> **Description of the task**: Find the lines holding the word "standalone" and collect them.

Records with drawing code
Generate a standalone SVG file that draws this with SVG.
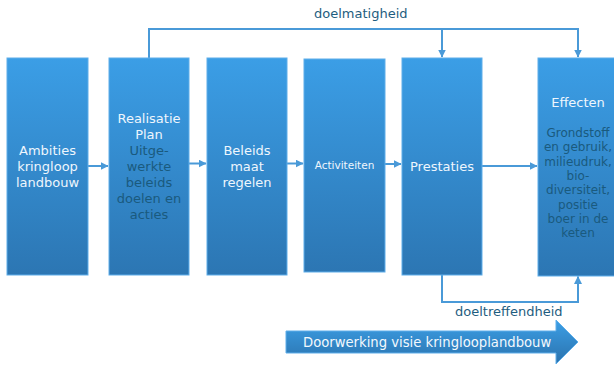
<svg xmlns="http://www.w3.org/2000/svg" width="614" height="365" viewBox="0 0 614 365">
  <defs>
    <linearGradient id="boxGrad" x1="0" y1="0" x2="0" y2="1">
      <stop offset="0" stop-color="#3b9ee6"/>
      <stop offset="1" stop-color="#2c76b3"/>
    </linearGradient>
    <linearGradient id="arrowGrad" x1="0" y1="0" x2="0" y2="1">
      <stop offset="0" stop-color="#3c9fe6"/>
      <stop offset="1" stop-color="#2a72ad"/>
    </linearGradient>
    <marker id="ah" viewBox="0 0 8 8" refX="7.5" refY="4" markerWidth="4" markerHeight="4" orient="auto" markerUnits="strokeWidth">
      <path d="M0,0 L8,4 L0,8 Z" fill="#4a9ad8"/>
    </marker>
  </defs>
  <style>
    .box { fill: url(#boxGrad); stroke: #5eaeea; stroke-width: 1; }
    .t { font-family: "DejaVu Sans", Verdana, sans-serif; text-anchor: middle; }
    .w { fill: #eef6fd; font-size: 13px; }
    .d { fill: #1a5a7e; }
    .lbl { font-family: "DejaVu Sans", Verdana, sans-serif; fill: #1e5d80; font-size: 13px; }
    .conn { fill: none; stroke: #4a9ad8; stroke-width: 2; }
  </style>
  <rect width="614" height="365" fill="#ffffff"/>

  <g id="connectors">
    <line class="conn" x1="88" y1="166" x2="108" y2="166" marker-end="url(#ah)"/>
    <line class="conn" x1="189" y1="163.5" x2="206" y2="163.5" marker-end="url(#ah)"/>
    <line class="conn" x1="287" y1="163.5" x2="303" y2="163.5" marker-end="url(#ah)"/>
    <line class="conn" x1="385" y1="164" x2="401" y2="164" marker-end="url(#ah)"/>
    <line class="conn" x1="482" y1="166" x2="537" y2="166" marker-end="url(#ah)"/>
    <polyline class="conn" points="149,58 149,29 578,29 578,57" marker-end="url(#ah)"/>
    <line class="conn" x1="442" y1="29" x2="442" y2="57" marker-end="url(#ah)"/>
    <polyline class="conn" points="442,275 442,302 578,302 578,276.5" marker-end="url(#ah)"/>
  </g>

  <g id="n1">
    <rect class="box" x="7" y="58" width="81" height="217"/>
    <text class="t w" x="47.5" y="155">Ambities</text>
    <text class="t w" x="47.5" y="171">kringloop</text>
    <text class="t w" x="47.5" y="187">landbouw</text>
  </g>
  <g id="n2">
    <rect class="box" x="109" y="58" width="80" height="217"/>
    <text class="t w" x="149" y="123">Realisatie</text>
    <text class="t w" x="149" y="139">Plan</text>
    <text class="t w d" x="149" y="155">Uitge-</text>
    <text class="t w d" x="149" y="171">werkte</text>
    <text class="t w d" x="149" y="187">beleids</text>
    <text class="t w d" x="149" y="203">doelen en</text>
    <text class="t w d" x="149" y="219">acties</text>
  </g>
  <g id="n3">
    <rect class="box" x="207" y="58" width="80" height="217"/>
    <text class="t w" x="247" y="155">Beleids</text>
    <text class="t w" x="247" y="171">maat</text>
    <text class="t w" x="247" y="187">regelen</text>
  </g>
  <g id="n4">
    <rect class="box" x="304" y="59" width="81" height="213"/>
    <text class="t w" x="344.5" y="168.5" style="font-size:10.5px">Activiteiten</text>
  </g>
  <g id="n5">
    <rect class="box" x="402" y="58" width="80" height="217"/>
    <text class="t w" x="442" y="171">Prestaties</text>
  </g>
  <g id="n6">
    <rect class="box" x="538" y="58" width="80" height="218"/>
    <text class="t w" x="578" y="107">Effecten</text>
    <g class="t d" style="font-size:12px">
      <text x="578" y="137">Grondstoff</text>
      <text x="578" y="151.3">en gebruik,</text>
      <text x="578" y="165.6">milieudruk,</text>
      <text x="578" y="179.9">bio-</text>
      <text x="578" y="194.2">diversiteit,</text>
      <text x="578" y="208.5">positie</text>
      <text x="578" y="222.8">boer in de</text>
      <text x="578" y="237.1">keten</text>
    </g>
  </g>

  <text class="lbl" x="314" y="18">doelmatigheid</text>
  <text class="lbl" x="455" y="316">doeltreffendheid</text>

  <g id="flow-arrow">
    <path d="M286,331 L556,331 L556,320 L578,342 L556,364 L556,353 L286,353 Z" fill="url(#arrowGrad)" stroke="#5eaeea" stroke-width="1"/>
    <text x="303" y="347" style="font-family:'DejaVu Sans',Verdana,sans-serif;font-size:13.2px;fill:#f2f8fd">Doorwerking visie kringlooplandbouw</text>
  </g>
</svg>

==

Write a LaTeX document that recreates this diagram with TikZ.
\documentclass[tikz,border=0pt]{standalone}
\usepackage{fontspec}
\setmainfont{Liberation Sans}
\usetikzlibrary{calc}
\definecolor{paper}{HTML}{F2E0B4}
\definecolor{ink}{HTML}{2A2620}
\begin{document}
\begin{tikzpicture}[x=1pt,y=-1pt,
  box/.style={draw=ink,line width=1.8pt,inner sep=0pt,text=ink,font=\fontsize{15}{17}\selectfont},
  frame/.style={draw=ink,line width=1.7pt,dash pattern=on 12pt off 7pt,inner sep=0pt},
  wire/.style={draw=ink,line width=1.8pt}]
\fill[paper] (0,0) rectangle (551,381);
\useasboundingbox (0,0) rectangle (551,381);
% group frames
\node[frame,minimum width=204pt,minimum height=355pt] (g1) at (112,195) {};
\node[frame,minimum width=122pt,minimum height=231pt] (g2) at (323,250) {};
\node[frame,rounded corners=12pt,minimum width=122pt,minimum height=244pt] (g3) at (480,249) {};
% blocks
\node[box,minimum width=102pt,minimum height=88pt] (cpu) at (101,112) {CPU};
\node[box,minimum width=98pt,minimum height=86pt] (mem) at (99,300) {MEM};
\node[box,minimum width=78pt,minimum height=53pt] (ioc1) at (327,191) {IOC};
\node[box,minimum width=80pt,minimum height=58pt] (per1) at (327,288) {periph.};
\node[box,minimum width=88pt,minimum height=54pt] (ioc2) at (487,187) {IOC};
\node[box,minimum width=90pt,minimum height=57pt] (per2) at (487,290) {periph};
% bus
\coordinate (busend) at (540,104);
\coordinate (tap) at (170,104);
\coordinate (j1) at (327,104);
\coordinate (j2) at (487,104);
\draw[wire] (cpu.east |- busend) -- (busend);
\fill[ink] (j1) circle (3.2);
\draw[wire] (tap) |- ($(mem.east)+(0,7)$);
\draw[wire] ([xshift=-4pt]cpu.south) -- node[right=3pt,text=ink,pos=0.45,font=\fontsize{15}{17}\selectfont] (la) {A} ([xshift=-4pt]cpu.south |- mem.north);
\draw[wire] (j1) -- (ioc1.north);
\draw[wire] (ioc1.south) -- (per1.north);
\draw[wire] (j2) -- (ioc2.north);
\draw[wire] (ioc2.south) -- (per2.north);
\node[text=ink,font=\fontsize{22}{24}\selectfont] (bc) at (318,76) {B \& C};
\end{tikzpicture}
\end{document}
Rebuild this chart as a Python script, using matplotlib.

> **Full output**:
Generate a standalone SVG file that draws this with SVG.
\documentclass[tikz,border=0pt]{standalone}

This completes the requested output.